Republicans continue to hold the majority of the nation's governorships. And yesterday was a particularly good day for GOP gubernatorial candidates named Bush, both sons of the former president.
In Texas, Gov. George W. Bush, the front-runner for his party's presidential nomination, won re-election in a landslide. His younger brother, Jeb, who moderated his image after a 1994 election defeat, won the governorship of Florida, easily defeating Democratic Lt. Gov. Buddy MacKay.
But elsewhere in the South, two Republican governors and one Republican senator fell, as Democrats posted their best showing in the region in more than a decade.
In North Carolina, Democrat John Edwards, a wealthy trial lawyer, defeated Faircloth, a close ally of conservative Republican Sen. Jesse Helms.
Democrats also captured governorships in South Carolina and Alabama, two of the most Republican states, which had not elected Democrats to that office in 16 years. In Georgia, where no Republican has been elected governor in 130 years, Democrat Roy Barnes was leading Republican millionaire Guy Millner.
Scattered reports suggested that voter turnout was higher in several states with hotly contested races.
In South Carolina, a sizable black vote helped Democratic lawyer Jim Hodges topple Republican Gov. David Beasley, who had alienated some conservatives by trying to outlaw video poker and remove the Confederate flag from the statehouse.
The state's 76-year-old junior senator, Ernest F. Hollings, the last of the Deep South Democrats in the Senate, also won re-election after a tough campaign.

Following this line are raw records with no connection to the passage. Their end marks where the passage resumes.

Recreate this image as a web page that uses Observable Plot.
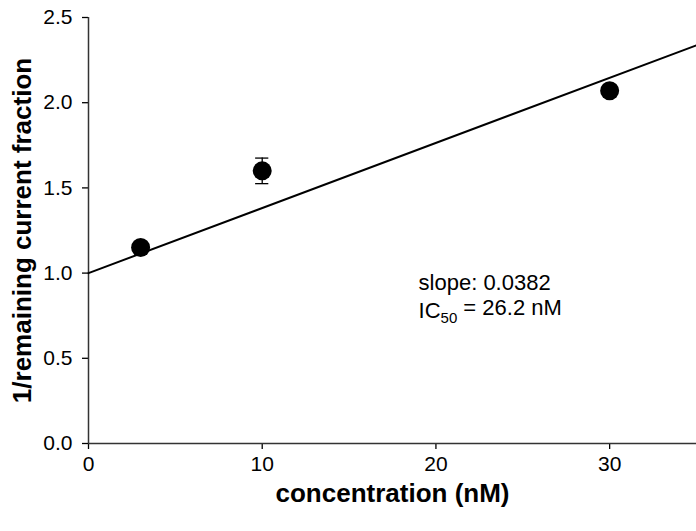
<!DOCTYPE html>
<html>
<head>
<meta charset="utf-8">
<script src="https://cdn.jsdelivr.net/npm/d3@7"></script>
<script src="https://cdn.jsdelivr.net/npm/@observablehq/plot@0.6"></script>
<style>
  html, body { margin: 0; padding: 0; background: #fff; }
  #chart svg { display: block; }
</style>
</head>
<body>
<div id="chart"></div>
<script>
const concentration = [3, 10, 30];
const inverseFraction = [1.15, 1.60, 2.07];
const errorSize = [0.02, 0.075, 0.02];
const fitSlope = 0.0382;
const fitIntercept = 1.0;
const fitRange = [0, 35];
const xTicks = [0, 10, 20, 30];
const yTicks = [0, 0.5, 1.0, 1.5, 2.0, 2.5];
const annotationLines = ["slope: 0.0382", "IC50 = 26.2 nM"];

const points = concentration.map((c, i) => ({x: c, y: inverseFraction[i], e: errorSize[i]}));
const fit = fitRange.map(x => ({x, y: fitIntercept + fitSlope * x}));
const font = "Liberation Sans, Arial, sans-serif";
const fmtX = d3.format("d");
const fmtY = d3.format(".1f");

const chart = Plot.plot({
  width: 696,
  height: 531,
  marginLeft: 88,
  marginRight: 0,
  marginTop: 17,
  marginBottom: 88,
  style: {fontFamily: font, background: "#fff", color: "#000"},
  x: {domain: [0, 35]},
  y: {domain: [0, 2.5]},
  marks: [
    Plot.axisX({ticks: xTicks, tickSize: 6, tickFormat: () => "", label: null, strokeWidth: 1.3}),
    Plot.axisY({ticks: yTicks, tickSize: 6, tickFormat: () => "", label: null, strokeWidth: 1.3}),
    Plot.text(xTicks, {x: d => d, frameAnchor: "bottom", lineAnchor: "top", dy: 13, text: d => fmtX(d), fontSize: 21, fill: "#000", fontFamily: font}),
    Plot.text(yTicks, {y: d => d, frameAnchor: "left", textAnchor: "end", dx: -16, text: d => fmtY(d), fontSize: 21, fill: "#000", fontFamily: font}),
    Plot.ruleX([0], {stroke: "#333", strokeWidth: 1.5}),
    Plot.ruleY([0], {stroke: "#333", strokeWidth: 1.5}),
    Plot.line(fit, {x: "x", y: "y", stroke: "#000", strokeWidth: 2}),
    Plot.ruleX(points, {x: "x", y1: d => d.y - d.e, y2: d => d.y + d.e, stroke: "#000", strokeWidth: 1.3}),
    Plot.ruleY(points, {y: d => d.y - d.e, x1: d => d.x - 0.38, x2: d => d.x + 0.38, stroke: "#000", strokeWidth: 1.3}),
    Plot.ruleY(points, {y: d => d.y + d.e, x1: d => d.x - 0.38, x2: d => d.x + 0.38, stroke: "#000", strokeWidth: 1.3}),
    Plot.dot(points, {x: "x", y: "y", r: 9.5, fill: "#000", stroke: "none"}),
    Plot.text([annotationLines[0]], {x: 19.0, y: 0.945, text: d => d, textAnchor: "start", fontSize: 22, fill: "#000", fontFamily: font}),
    Plot.text([annotationLines[1]], {x: 19.0, y: 0.78, text: d => d, textAnchor: "start", fontSize: 22, fill: "#000", fontFamily: font}),
    Plot.text(["concentration (nM)"], {frameAnchor: "bottom", lineAnchor: "middle", textAnchor: "middle", dy: 50, text: d => d, fontSize: 26, fontWeight: "bold", fill: "#000", fontFamily: font}),
    Plot.text(["1/remaining current fraction"], {frameAnchor: "left", lineAnchor: "middle", textAnchor: "middle", dx: -66, rotate: -90, text: d => d, fontSize: 26, fontWeight: "bold", fill: "#000", fontFamily: font})
  ]
});

// subscript for IC50
d3.select(chart).selectAll("text").each(function() {
  const t = d3.select(this);
  if (t.text() === annotationLines[1]) {
    t.text(null);
    t.append("tspan").text("IC");
    t.append("tspan").attr("font-size", 15).attr("dy", "0.35em").text("50");
    t.append("tspan").attr("dy", "-0.35em").text(" = 26.2 nM");
  }
});

document.getElementById("chart").appendChild(chart);
</script>
</body>
</html>
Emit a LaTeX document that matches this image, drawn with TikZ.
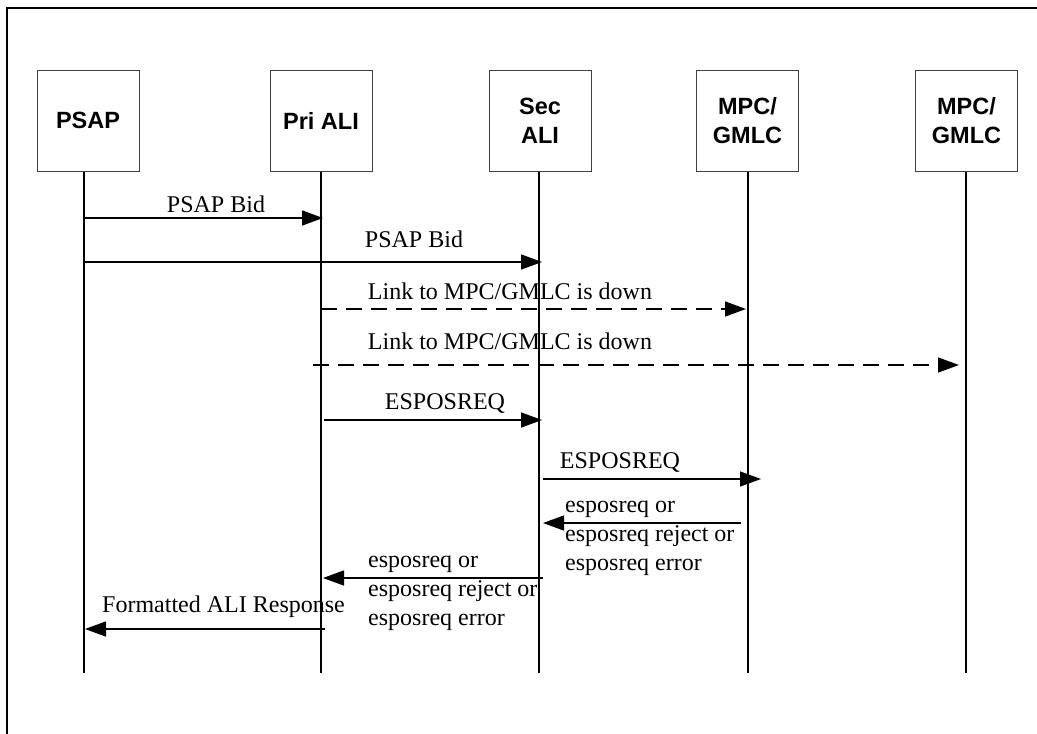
\documentclass[tikz,border=0pt]{standalone}
\usepackage{fontspec}
\setmainfont{Liberation Serif}
\setsansfont{Liberation Sans}
\usetikzlibrary{arrows.meta}
\begin{document}
\begin{tikzpicture}[x=1pt,y=-1pt,
  actor/.style={draw=black!75,line width=0.9pt,minimum width=102pt,minimum height=101pt,inner sep=0pt,
    font=\sffamily\bfseries\fontsize{23.5}{29}\selectfont,align=center},
  life/.style={line width=1.4pt},
  msg/.style={line width=1.4pt,-{Triangle[length=21pt,width=15pt]}},
  dmsg/.style={msg,dash pattern=on 16pt off 9pt},
  lbl/.style={font=\fontsize{24}{28.8}\selectfont,inner sep=0pt,anchor=base},
  mlbl/.style={font=\fontsize{24}{28.8}\selectfont,inner sep=0pt,align=left,anchor=base west}]
\useasboundingbox (0,0) rectangle (1037,734);
% frame
\draw[line width=2pt] (7,736) -- (7,8) -- (1040,8);
% actors
\node[actor] (psap) at (88,120.5) {PSAP};
\node[actor] (pri) at (321,120.5) {Pri ALI};
\node[actor] (sec) at (540,121) {Sec\\ALI};
\node[actor] (mpc1) at (747.5,120.5) {MPC/\\GMLC};
\node[actor] (mpc2) at (966.5,120.5) {MPC/\\GMLC};
% lifelines
\coordinate (psapT) at (84,172); \coordinate (psapB) at (84,673);
\coordinate (priT) at (321,172); \coordinate (priB) at (321,673);
\coordinate (secT) at (539,172); \coordinate (secB) at (539,673);
\coordinate (mpc1T) at (748,172); \coordinate (mpc1B) at (748,673);
\coordinate (mpc2T) at (966,172); \coordinate (mpc2B) at (966,673);
\foreach \n in {psap,pri,sec,mpc1,mpc2} \draw[life] (\n T) -- (\n B);
% message endpoints
\coordinate (a1s) at (84,218);  \coordinate (a1e) at (323,218);
\coordinate (a2s) at (84,262);  \coordinate (a2e) at (542,262);
\coordinate (a3s) at (321,309); \coordinate (a3e) at (746,309);
\coordinate (a4s) at (313,365); \coordinate (a4e) at (959,365);
\coordinate (a5s) at (324,420); \coordinate (a5e) at (542,420);
\coordinate (a6s) at (543,479); \coordinate (a6e) at (761,479);
\coordinate (a7s) at (741,523); \coordinate (a7e) at (543,523);
\coordinate (a8s) at (543,578); \coordinate (a8e) at (323,578);
\coordinate (a9s) at (325,629); \coordinate (a9e) at (85,629);
\draw[msg] (a1s) -- (a1e);
\draw[msg] (a2s) -- (a2e);
\draw[dmsg] (a3s) -- (a3e);
\draw[dmsg] (a4s) -- (a4e);
\draw[msg] (a5s) -- (a5e);
\draw[msg] (a6s) -- (a6e);
\draw[msg] (a7s) -- (a7e);
\draw[msg] (a8s) -- (a8e);
\draw[msg] (a9s) -- (a9e);
% labels
\node[lbl] (l1) at (216,212) {PSAP Bid};
\node[lbl] (l2) at (414,247) {PSAP Bid};
\node[lbl] (l3) at (510,299) {Link to MPC/GMLC is down};
\node[lbl] (l4) at (510,349.5) {Link to MPC/GMLC is down};
\node[lbl] (l5) at (445,409) {ESPOSREQ};
\node[lbl] (l6) at (620,468) {ESPOSREQ};
\node[mlbl] (l7) at (565,570) {esposreq or\\esposreq reject or\\esposreq error};
\node[mlbl] (l8) at (368,625.5) {esposreq or\\esposreq reject or\\esposreq error};
\node[mlbl] (l9) at (102,612) {Formatted ALI Response};
\end{tikzpicture}
\end{document}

Alabama elected a Democratic governor for the first time since George C. Wallace left office a dozen years ago. Yesterday, Lt. Gov. Don Siegelman, a moderate with backing from teachers and some labor unions, unseated Republican Gov. Fob James.
The results in the South were a setback for social and religious conservatives, who had mobilized their voters in support of the Republican candidates.

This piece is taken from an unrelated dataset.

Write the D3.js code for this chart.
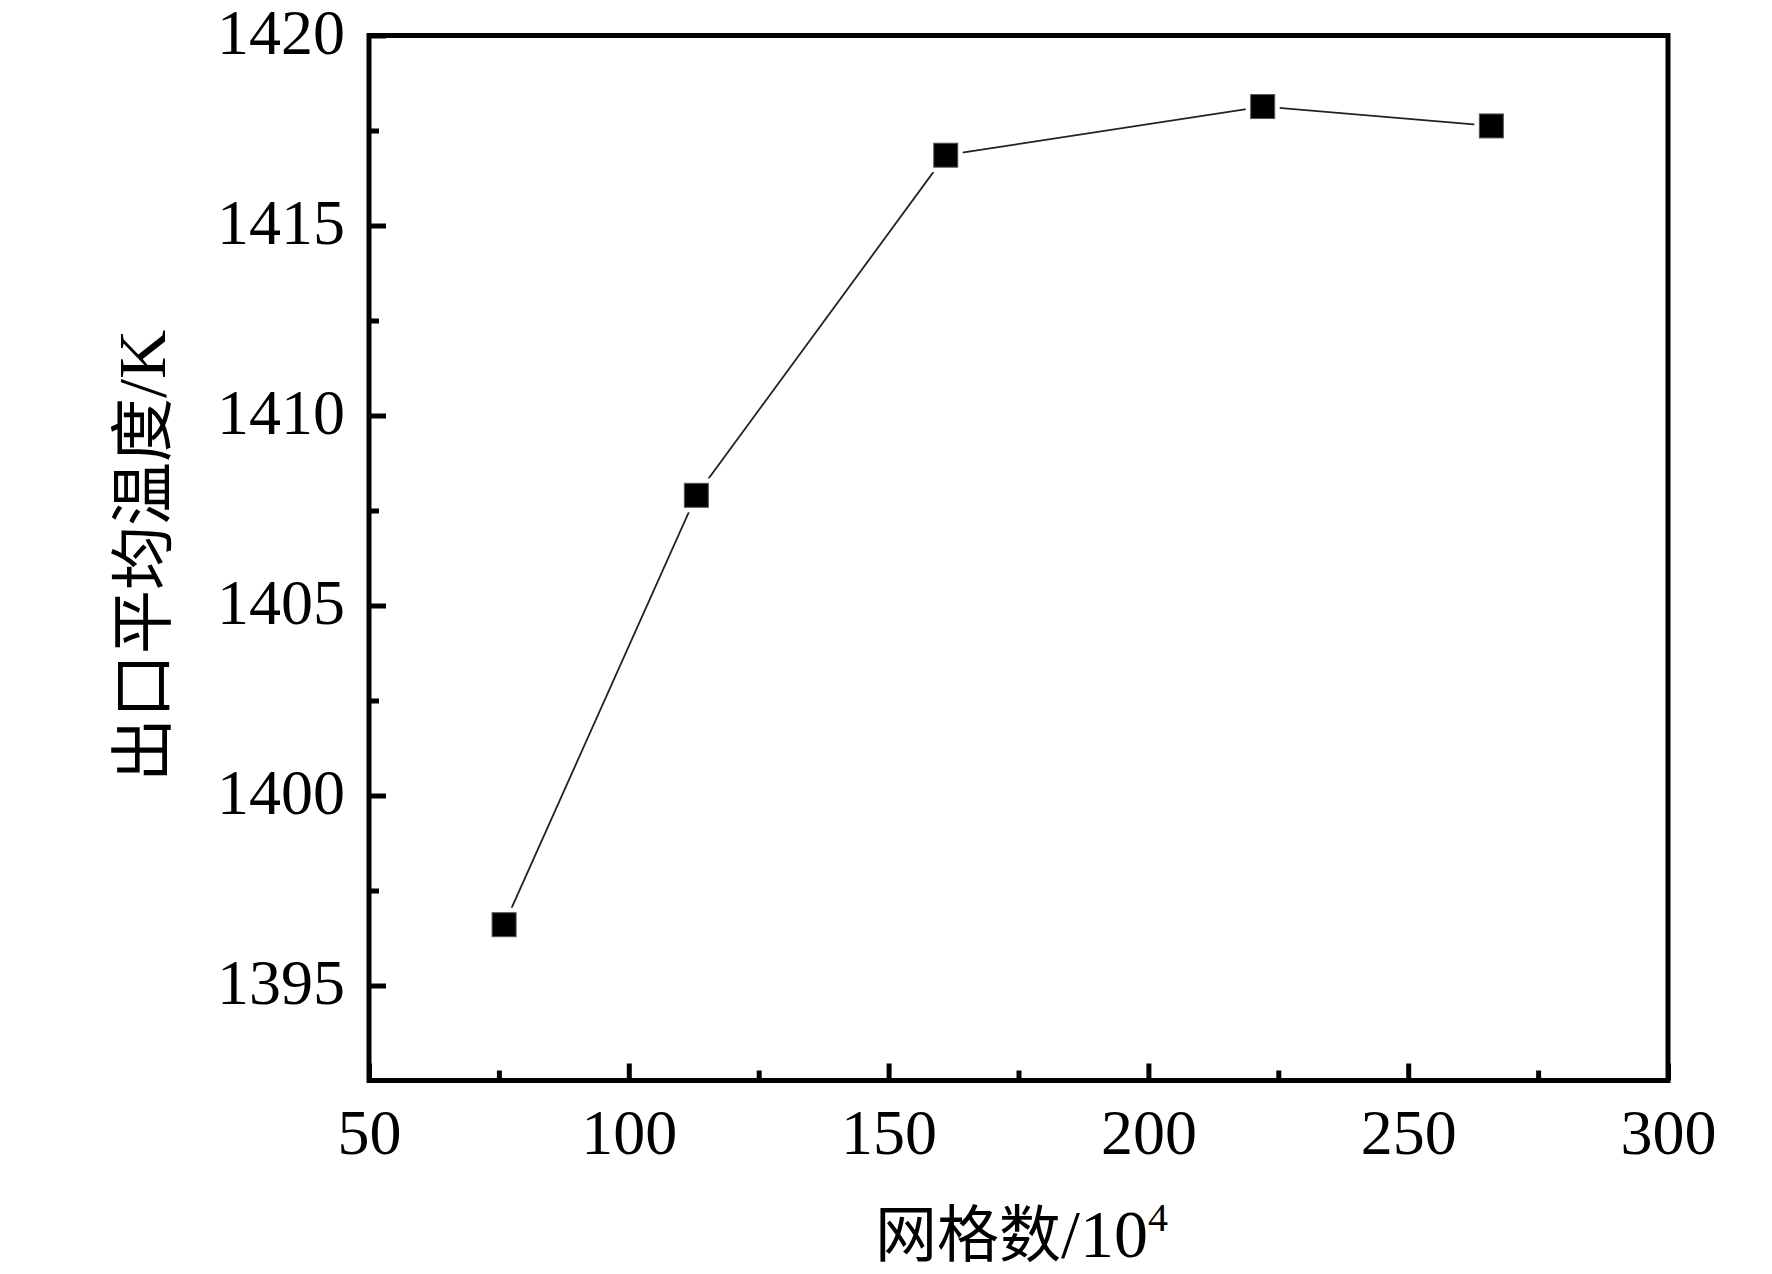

In Florida, however, religious conservatives may have given Jeb Bush his victory margin in the race for governor. Bush carried their votes by a margin of 82 percent to 17 percent, while losing among those who did not call themselves religious conservatives, exit polls showed.
Exit polls also showed that Bush's efforts to reach out to African-American voters in the campaign did not earn him many black votes.
In Texas, however, it appeared that his older brother George had been successful with his outreach to Hispanics. Exit polls showed him getting 45 percent of the Latino vote, better than any Republican candidate in history.
Until recently, Republicans had been confident of gaining more than a dozen House seats and perhaps up to five Senate seats. In a similar vein, Democrats had insisted that they had a chance to regain control of the House.
Historically, the party in power in the White House -- in this case the Democrats -- loses votes in midterm elections. Since World War II, those losses have averaged 27 House seats and four Senate seats.
But since Democrats have already lost heavily in the House and Senate since Clinton's election in 1992, there were relatively few chances for Republican pickups in this year's voting.
More than 90 percent of House incumbents were re-elected yesterday -- nearly 100 out of 435 ran unopposed. And most of the action was for the 34 seats where no incumbent was running and in perhaps a dozen other seats where incumbents of both parties were considered vulnerable.
The election results seem destined to be interpreted in terms of the president's future, even though the issue of impeachment ranked low with the vast majority of voters, exit polls showed.
About one in five voters listed moral and ethical values as their chief concern in deciding whom to support in House races. Those voters favored Republican candidates by a 6-to-1 margin.
Education, the major concern of Democratic voters, was the only other issue to rate as highly as morality.
"One thing is pretty clear," said Geoffrey Garin, a Democratic pollster. "This is an issue agenda that works for Democrats. Education and Social Security tended to help Democrats a lot."